Stated exercise ->
Copy out the data below from the line containing "Generate a Python" to the line containing "plt.rcParams['mathtext.it'] = 'Liberation", both lines included, with all images left out.

Extracted information ->
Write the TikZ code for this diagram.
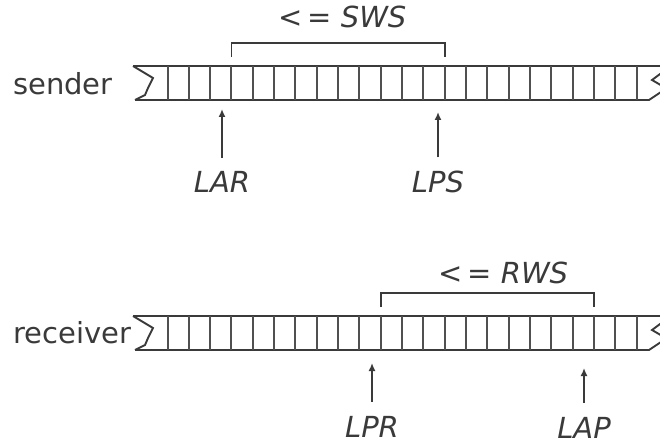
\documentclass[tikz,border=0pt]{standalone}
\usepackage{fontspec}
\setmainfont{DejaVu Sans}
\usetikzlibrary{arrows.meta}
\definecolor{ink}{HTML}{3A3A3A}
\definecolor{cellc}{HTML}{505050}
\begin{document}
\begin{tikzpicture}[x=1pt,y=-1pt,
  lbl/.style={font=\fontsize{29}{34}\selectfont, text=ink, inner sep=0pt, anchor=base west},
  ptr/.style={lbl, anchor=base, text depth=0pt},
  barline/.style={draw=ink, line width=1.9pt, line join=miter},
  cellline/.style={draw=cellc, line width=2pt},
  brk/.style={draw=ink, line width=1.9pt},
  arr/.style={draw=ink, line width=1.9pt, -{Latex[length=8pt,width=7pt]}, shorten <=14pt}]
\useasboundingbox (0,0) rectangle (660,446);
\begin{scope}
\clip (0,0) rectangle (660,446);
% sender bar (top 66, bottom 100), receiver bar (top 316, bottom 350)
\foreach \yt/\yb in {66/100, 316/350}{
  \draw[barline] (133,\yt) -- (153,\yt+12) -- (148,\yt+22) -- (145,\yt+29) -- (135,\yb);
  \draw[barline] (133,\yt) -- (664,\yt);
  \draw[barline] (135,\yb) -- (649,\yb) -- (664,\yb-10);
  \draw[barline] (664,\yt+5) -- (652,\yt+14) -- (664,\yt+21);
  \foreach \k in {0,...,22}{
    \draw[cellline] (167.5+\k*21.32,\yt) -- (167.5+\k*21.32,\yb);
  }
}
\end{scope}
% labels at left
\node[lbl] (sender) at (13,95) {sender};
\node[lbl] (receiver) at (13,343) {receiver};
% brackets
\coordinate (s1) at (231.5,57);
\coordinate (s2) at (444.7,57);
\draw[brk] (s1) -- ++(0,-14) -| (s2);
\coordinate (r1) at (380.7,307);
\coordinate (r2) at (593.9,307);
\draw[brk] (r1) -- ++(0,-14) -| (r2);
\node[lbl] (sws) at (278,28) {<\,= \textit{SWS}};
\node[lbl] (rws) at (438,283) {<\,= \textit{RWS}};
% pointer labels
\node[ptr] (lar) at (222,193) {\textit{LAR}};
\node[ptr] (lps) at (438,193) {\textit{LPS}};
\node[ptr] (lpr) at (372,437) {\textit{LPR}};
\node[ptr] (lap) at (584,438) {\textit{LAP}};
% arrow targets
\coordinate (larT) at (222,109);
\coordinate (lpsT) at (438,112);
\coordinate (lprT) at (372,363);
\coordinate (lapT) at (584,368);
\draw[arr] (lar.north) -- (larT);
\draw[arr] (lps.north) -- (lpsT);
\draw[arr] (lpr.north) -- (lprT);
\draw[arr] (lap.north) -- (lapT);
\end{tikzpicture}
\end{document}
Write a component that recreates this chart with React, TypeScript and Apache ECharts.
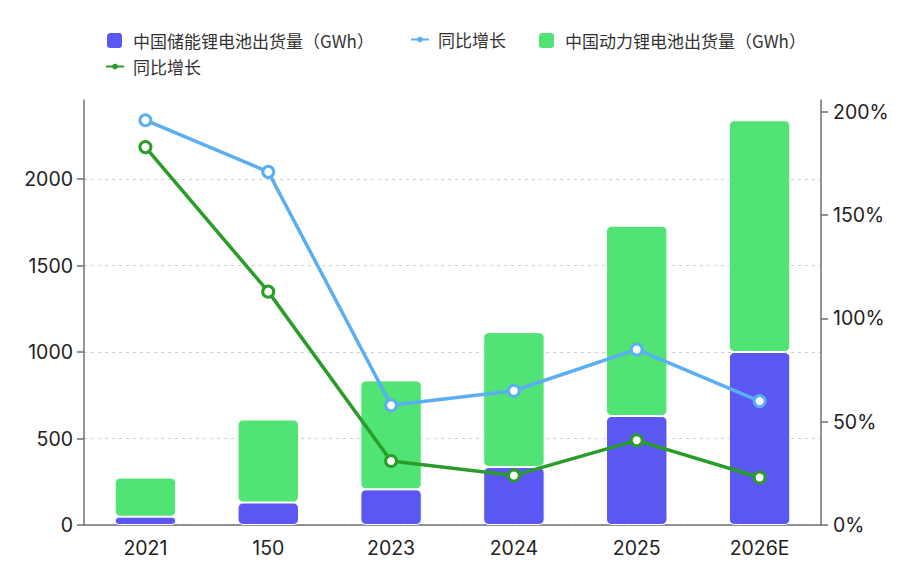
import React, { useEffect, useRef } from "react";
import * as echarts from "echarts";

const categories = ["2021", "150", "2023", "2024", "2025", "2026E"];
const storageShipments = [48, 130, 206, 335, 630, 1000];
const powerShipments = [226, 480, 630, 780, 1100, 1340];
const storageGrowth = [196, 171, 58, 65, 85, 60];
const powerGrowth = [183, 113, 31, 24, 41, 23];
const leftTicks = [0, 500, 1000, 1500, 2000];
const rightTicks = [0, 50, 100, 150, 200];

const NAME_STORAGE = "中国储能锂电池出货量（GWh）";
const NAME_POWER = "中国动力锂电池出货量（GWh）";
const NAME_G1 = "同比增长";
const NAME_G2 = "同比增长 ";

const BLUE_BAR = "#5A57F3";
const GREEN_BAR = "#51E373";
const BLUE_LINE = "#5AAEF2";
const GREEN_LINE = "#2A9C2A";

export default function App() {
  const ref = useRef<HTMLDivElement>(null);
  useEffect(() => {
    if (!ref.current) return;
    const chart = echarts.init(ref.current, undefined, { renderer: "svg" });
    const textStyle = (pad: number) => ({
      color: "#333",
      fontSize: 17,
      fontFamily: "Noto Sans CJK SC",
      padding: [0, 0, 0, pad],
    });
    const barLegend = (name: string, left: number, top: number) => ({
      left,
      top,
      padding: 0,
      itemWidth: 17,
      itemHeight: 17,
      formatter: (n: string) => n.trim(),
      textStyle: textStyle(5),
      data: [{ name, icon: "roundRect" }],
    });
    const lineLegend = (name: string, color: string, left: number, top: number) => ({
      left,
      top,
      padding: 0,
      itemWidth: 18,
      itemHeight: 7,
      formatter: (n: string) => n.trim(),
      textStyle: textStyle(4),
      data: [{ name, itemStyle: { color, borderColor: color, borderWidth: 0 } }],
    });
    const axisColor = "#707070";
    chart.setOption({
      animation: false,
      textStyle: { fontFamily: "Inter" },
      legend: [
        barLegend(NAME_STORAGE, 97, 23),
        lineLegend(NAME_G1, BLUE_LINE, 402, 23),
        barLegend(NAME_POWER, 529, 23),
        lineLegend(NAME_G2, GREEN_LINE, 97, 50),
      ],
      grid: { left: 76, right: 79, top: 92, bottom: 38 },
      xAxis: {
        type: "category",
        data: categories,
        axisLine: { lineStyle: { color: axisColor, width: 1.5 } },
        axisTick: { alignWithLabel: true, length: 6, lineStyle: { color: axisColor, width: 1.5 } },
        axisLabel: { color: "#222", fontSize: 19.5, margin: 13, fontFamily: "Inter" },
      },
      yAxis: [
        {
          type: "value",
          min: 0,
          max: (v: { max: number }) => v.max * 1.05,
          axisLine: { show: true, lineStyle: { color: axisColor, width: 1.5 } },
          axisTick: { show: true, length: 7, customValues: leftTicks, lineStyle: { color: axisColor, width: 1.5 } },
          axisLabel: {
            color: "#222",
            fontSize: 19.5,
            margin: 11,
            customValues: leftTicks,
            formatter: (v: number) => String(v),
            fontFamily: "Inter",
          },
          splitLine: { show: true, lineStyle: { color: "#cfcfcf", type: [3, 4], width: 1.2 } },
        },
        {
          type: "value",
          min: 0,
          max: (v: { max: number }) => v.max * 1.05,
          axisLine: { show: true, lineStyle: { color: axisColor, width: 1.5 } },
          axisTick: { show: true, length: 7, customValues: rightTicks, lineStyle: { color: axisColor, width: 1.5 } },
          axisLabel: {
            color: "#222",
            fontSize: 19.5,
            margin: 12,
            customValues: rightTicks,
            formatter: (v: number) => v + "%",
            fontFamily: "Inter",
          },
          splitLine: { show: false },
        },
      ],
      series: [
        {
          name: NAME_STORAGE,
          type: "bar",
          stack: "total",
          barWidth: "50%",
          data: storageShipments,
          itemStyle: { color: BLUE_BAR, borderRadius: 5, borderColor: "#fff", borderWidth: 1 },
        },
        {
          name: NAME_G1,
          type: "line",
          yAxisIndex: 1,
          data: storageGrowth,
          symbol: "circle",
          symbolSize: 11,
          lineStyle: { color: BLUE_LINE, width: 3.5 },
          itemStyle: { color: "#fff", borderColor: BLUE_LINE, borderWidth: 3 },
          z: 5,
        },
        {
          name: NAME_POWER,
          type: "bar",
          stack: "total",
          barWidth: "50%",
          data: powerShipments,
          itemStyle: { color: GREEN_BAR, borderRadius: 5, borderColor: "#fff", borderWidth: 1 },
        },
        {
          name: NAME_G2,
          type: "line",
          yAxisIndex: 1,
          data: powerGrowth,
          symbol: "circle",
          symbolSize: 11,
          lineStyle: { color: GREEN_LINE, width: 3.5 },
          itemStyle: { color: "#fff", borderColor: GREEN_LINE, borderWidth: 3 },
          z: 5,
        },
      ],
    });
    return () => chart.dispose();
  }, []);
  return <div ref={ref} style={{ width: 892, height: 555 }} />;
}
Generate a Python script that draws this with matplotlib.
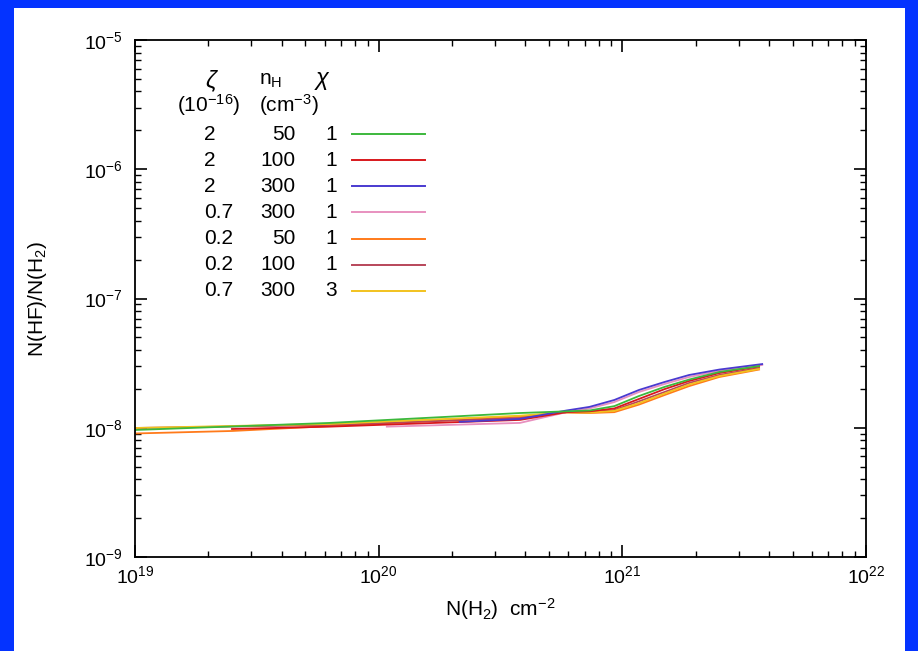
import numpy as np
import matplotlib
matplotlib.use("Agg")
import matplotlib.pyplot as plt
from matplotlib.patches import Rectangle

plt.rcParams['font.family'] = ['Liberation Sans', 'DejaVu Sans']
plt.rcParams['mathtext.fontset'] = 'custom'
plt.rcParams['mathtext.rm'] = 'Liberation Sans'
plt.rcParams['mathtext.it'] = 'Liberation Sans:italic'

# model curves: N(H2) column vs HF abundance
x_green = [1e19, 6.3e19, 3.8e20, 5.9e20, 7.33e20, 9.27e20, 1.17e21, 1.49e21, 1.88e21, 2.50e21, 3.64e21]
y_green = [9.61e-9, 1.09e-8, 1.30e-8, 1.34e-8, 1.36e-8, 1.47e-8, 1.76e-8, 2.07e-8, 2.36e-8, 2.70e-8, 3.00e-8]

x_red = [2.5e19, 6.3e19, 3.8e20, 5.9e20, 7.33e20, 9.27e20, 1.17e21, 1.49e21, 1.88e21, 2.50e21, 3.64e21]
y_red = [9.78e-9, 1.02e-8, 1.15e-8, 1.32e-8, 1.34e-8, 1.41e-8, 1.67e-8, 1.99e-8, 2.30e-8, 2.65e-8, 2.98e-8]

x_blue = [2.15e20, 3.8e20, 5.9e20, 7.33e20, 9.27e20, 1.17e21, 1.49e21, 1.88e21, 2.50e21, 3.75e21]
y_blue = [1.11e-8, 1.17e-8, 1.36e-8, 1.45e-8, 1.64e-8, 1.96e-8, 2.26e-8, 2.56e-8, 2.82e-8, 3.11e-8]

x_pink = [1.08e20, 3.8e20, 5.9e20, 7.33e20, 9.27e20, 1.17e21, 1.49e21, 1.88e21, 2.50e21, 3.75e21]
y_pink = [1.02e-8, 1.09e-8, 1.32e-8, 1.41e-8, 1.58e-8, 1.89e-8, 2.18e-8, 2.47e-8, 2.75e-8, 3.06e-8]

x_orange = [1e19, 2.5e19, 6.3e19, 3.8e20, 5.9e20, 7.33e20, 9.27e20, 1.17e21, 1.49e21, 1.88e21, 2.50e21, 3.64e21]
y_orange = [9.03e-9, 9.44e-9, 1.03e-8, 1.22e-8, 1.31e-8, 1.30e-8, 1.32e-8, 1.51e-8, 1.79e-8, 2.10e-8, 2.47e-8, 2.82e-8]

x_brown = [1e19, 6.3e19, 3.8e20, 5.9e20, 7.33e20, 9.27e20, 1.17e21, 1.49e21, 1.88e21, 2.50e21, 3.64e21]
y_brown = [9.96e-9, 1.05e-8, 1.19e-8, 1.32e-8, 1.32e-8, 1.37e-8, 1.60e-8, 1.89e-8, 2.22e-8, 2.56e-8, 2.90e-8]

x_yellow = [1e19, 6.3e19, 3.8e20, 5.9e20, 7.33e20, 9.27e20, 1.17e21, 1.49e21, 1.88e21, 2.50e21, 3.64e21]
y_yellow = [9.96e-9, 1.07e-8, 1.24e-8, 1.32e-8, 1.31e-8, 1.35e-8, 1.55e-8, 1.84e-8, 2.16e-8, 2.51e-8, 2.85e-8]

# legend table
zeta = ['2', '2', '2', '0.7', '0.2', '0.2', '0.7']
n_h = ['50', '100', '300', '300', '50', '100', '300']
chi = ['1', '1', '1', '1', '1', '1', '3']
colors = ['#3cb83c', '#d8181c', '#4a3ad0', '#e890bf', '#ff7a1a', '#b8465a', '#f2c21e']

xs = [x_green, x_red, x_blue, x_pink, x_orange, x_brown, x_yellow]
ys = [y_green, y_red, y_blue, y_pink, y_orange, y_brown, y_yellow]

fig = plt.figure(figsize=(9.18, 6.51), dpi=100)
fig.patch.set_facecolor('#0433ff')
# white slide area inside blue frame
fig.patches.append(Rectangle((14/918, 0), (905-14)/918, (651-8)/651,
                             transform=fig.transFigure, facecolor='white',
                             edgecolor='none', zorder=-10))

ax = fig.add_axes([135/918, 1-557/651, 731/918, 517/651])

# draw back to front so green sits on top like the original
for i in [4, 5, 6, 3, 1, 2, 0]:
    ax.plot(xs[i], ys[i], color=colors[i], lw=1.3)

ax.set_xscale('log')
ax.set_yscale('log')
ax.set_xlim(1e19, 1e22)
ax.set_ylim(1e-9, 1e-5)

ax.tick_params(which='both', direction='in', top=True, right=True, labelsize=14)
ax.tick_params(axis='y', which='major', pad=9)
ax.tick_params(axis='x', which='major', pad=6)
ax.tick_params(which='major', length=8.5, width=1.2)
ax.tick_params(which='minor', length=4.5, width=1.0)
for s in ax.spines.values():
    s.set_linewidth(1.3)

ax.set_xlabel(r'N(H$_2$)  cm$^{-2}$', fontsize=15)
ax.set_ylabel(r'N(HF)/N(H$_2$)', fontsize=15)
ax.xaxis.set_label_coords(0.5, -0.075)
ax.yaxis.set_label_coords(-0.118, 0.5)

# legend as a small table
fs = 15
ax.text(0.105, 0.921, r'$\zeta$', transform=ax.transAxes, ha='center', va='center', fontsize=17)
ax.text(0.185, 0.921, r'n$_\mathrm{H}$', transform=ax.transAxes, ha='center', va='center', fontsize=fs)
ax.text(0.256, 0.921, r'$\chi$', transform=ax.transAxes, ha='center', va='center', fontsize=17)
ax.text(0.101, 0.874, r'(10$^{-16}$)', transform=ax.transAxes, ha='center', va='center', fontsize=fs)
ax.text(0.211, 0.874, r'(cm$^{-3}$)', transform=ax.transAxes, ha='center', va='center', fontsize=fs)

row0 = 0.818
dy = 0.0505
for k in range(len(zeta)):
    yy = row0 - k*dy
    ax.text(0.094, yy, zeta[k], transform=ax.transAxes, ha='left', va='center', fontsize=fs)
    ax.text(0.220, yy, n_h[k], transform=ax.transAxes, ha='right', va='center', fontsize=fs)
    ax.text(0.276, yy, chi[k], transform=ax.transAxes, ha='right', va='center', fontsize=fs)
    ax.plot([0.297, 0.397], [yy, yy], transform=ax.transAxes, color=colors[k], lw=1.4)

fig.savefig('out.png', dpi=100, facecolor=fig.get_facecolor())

Solution below ->
Generate a Python script that draws this with matplotlib.
import numpy as np
import matplotlib
matplotlib.use("Agg")
import matplotlib.pyplot as plt
from matplotlib.patches import Rectangle

plt.rcParams['font.family'] = ['Liberation Sans', 'DejaVu Sans']
plt.rcParams['mathtext.fontset'] = 'custom'
plt.rcParams['mathtext.rm'] = 'Liberation Sans'
plt.rcParams['mathtext.it'] = 'Liberation Sans:italic'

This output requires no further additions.